Set [wifi] to BeaconDB:

[wifi]
enable=true
url=https://api.beacondb.net/v1/geolocate

Restart GeoClue:

sudo systemctl restart geoclue

4. Wait a few minutes

BeaconDB takes 5–10 minutes to process submitted data. Grab a chai/coffee or thanda pani.

5. Test

/usr/libexec/geoclue-2.0/demos/where-am-i
Latitude: 28.535100°
Longitude: 77.391000°
Accuracy: 50 meters
Description: WiFi

50 meters. Noida. Nice.

Quick summary of what was wrong

Optional stuff

When GNOME Maps still shows the wrong place

GeoClue returns a fast (wrong) GeoIP result first, then the accurate WiFi result about a minute later. GNOME Maps grabs the first one and stops. You can disable the IP source entirely so it only ever returns WiFi:

sudo nano /etc/geoclue/geoclue.conf
[ip]
enable=false

Apps will take a few seconds longer to get your location but it'll be correct.

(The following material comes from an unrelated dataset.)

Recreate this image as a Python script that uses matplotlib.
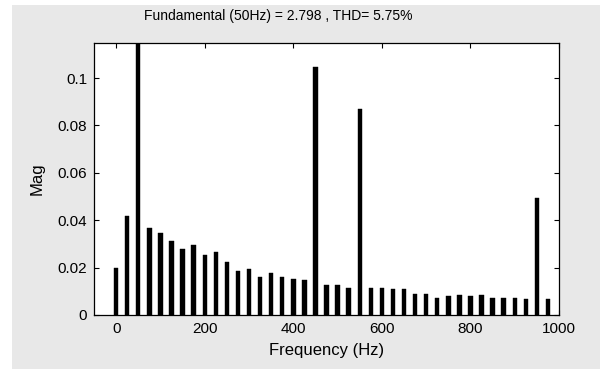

Pre-warming GeoClue at login

If you want GeoClue pre-warmed at login, create ~/.local/bin/geoclue-warmup.sh:

nano ~/.local/bin/geoclue-warmup.sh

#!/bin/bash
/usr/libexec/geoclue-2.0/demos/where-am-i &
sleep 90
kill %1
chmod +x ~/.local/bin/geoclue-warmup.sh

And add an autostart entry at ~/.config/autostart/geoclue-warmup.desktop:

nano ~/.config/autostart/geoclue-warmup.desktop
[Desktop Entry]
Type=Application
Name=Geoclue Warmup
Exec=/bin/bash /home/YOUR_USERNAME/.local/bin/geoclue-warmup.sh
StartupNotify=false
Terminal=false

If you're dealing with wrong location on Debian, Arch, Fedora 41, 42, 43 or any other distro, this is almost certainly your problem. MLS being dead broke a lot of things quietly and most people have no idea why their location is wrong.

Go submit some NeoStumbler reports. You'll fix yourself and help the next person too.